Evolving attention kernels with a GRU instead of storing full embedding sequences is a practical technique for scaling hyperbolic temporal learning to long sequences within memory limits.

Limitations & Future Work¶

Generalization prediction on CIFAR-10 lags behind neural functionals that operate directly on raw tensors; geometric interpretability comes at the cost of some predictive precision.
High variance brought by the coupling of hyperbolic and recurrent components indicates that training stability remains a pain point, requiring more refined Riemannian step size control.
Experiments currently only cover MLPs; the validity on more complex architectures like CNNs or Transformers is not yet fully verified.
"Interpretable signals" are currently limited to qualitative observations (radial drift, angular separation); quantitative alignment with downstream interpretability tasks is needed.

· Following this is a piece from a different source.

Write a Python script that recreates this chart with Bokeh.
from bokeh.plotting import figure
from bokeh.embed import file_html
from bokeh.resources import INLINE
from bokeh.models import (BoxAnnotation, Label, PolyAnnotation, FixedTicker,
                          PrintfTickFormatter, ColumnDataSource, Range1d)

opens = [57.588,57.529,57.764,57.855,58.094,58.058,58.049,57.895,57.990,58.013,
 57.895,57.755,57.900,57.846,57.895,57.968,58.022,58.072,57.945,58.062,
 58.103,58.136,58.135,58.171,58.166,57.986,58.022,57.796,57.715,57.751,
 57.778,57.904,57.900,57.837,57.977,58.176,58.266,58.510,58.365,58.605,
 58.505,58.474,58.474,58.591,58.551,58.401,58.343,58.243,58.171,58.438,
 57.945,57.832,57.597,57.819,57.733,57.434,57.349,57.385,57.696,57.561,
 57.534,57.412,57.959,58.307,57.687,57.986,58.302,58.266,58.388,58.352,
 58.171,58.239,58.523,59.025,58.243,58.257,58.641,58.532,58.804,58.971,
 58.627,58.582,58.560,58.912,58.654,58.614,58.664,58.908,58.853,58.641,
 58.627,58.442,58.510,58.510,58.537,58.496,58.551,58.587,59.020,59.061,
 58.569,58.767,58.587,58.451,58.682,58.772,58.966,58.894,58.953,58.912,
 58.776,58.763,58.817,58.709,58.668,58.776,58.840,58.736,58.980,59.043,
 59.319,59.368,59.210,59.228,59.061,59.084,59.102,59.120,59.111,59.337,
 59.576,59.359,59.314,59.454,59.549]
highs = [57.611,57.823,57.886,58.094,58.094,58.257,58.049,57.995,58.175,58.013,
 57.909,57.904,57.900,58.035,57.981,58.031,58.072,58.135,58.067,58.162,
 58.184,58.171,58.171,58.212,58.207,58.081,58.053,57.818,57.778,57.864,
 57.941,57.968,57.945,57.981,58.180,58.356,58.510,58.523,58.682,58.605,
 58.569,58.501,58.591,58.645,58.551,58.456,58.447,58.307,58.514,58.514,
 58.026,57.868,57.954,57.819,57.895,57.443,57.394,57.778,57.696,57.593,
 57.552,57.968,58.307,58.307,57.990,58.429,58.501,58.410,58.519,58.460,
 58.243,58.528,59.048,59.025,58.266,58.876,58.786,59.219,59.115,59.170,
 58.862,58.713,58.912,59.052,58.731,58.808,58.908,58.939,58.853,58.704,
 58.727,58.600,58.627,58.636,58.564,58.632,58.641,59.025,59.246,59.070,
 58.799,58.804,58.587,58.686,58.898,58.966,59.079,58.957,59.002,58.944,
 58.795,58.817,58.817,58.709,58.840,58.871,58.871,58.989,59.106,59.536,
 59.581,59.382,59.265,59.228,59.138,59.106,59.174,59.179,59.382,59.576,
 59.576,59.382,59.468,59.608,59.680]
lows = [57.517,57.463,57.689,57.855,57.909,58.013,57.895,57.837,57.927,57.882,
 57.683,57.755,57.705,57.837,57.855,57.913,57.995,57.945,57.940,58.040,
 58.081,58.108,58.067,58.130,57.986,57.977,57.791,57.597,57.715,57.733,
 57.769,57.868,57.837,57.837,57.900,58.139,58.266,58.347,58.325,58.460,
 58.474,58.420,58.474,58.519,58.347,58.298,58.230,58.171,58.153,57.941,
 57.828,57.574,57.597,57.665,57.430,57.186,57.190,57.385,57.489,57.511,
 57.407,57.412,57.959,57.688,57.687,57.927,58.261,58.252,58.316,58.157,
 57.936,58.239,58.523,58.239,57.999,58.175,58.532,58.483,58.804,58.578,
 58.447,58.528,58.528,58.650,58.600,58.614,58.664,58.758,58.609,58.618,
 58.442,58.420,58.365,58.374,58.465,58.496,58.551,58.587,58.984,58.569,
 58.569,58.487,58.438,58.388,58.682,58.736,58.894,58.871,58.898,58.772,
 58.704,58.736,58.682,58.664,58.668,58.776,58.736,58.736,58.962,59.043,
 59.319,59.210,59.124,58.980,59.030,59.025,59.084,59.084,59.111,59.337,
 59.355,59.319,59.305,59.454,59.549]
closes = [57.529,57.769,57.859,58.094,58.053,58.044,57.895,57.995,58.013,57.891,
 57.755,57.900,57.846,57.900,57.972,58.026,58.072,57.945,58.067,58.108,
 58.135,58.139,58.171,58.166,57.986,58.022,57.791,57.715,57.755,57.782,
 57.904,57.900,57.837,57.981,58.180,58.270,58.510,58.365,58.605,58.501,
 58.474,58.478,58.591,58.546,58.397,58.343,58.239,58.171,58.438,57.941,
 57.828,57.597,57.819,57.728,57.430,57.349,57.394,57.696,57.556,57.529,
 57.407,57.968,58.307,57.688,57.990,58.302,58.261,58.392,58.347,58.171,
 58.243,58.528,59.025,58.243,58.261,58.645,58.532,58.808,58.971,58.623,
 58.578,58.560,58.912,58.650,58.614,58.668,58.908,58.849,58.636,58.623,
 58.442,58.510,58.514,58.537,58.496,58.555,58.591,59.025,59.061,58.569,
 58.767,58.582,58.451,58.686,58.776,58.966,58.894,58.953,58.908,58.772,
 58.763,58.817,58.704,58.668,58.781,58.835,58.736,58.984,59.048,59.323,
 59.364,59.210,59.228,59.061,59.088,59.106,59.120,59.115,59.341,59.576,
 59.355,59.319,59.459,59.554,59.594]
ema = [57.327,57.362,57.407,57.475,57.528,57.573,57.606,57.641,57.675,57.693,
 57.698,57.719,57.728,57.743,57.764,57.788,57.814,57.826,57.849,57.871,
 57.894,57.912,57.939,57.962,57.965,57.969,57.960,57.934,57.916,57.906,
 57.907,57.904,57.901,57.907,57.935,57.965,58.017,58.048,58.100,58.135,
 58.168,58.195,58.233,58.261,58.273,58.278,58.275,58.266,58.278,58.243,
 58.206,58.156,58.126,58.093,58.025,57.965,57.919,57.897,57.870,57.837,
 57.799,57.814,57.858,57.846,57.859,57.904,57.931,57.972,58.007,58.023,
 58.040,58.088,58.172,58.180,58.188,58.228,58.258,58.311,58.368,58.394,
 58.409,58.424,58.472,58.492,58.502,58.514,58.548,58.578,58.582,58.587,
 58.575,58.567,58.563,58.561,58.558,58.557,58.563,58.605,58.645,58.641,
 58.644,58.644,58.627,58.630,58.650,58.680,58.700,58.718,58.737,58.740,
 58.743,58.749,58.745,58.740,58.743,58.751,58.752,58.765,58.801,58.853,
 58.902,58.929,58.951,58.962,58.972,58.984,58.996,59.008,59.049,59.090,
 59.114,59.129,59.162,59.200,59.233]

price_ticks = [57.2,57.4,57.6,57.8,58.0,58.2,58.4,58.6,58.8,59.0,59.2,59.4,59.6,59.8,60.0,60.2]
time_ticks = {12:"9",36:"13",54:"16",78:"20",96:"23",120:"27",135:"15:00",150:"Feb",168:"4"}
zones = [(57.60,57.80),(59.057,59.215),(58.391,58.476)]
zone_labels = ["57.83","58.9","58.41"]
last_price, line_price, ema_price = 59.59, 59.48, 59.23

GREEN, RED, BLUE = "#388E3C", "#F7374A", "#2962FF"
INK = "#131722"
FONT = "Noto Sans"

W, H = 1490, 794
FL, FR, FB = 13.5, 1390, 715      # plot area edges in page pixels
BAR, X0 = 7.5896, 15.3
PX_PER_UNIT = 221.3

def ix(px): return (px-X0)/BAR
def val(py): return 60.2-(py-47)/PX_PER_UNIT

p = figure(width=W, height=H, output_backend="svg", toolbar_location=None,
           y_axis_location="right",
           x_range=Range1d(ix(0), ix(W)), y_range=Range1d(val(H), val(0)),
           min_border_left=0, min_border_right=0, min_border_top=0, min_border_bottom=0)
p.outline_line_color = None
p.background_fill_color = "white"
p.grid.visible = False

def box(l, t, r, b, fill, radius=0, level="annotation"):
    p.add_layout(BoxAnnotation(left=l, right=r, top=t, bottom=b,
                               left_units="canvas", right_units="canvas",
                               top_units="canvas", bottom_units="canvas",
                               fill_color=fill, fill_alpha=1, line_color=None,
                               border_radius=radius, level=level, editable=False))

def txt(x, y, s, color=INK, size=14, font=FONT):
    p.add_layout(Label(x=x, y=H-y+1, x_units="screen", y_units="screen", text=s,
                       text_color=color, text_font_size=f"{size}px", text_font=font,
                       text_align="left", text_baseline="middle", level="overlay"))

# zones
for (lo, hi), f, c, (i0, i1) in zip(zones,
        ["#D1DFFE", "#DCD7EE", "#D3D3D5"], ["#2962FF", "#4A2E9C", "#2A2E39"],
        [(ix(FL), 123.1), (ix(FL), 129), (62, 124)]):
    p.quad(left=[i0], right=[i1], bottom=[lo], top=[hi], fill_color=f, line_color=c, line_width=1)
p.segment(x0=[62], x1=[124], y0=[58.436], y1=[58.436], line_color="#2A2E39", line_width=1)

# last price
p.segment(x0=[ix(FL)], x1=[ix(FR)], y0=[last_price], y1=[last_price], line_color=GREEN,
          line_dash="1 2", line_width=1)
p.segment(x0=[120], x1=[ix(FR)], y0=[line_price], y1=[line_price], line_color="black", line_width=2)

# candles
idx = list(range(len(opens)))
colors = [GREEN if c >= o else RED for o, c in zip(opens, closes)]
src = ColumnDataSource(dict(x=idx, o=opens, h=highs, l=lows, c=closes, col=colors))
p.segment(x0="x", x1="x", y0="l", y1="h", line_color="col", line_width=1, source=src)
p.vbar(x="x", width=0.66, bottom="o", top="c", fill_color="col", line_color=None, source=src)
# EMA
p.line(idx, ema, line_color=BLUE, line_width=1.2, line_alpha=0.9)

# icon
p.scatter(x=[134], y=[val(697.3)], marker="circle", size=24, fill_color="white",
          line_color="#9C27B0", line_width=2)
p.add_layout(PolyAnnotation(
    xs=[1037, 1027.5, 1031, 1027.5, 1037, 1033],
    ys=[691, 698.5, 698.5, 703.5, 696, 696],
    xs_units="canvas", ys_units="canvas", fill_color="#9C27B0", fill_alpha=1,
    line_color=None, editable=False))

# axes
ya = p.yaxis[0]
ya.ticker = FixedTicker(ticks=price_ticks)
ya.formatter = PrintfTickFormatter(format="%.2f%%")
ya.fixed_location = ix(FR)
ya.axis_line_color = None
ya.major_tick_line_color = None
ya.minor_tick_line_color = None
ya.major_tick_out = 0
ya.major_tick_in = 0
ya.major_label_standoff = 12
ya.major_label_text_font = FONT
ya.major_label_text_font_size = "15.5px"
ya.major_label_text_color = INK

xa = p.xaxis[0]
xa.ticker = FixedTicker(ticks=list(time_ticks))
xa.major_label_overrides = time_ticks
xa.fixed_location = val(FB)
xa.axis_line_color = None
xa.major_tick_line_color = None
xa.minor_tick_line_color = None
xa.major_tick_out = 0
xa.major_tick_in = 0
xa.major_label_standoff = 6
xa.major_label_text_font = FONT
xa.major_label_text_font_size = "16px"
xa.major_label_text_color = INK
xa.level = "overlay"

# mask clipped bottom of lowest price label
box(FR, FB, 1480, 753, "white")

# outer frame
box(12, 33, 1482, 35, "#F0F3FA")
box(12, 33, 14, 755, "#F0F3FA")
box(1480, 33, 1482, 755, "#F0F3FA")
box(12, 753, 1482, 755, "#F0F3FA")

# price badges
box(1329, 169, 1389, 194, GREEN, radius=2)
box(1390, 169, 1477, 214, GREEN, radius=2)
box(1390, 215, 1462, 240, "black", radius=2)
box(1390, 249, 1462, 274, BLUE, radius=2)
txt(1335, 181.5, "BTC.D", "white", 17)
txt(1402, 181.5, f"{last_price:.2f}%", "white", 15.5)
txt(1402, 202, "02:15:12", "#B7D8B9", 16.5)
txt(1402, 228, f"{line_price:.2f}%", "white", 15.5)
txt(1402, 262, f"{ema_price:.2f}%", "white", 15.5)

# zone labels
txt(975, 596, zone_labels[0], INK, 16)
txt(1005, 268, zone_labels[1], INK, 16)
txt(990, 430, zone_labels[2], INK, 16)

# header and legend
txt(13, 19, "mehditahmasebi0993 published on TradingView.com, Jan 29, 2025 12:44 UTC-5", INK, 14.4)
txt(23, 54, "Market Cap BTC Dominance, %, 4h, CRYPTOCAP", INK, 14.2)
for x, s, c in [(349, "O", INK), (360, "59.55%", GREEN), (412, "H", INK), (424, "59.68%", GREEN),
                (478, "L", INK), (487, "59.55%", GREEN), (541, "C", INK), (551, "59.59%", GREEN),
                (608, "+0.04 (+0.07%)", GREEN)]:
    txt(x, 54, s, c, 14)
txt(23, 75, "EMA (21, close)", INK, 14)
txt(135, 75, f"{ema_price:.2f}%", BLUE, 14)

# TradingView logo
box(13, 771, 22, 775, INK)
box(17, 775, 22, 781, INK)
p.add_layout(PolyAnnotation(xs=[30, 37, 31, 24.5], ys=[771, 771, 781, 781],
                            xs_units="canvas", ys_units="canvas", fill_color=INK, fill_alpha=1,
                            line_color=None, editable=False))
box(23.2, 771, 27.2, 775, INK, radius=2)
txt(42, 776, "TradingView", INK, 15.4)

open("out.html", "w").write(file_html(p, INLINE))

vs GMN / NFN / DWSNet: While these use single snapshots, Euclidean embeddings, and zero-shot prediction, this work utilizes full temporal trajectories and hyperbolic embeddings to ensure permutation symmetry. The trade-off is higher geometric interpretability vs. slightly lower raw generalization prediction accuracy.
vs Static Hyperbolic GNNs (HGAT, etc.): These handle static graphs. This work combines hyperbolic graph attention with EvolveGCN-style kernel evolution specifically for the dynamic evolution of parameter graphs.
vs Geometric Embedding of Physical Complex Networks: This work introduces the network science prior that "weight magnitude follows a power-law of hyperbolic distance" into neural parameter graphs for the first time as a geometric handle for interpretability.

Rating¶

Novelty: ⭐⭐⭐⭐⭐ First meta-network to embed temporal trajectories of parameter graphs into hyperbolic space while preserving permutation symmetry.
Experimental Thoroughness: ⭐⭐⭐⭐ Covers classification, regression, and generalization, though CIFAR-10 performance highlights a trade-off and experiments are limited to MLPs.
Writing Quality: ⭐⭐⭐⭐ Geometric motivations and formulas are clear, with honest discussion of limitations.
Value: ⭐⭐⭐⭐ Provides a novel geometric path for "intrinsic explainability" with high heuristic value.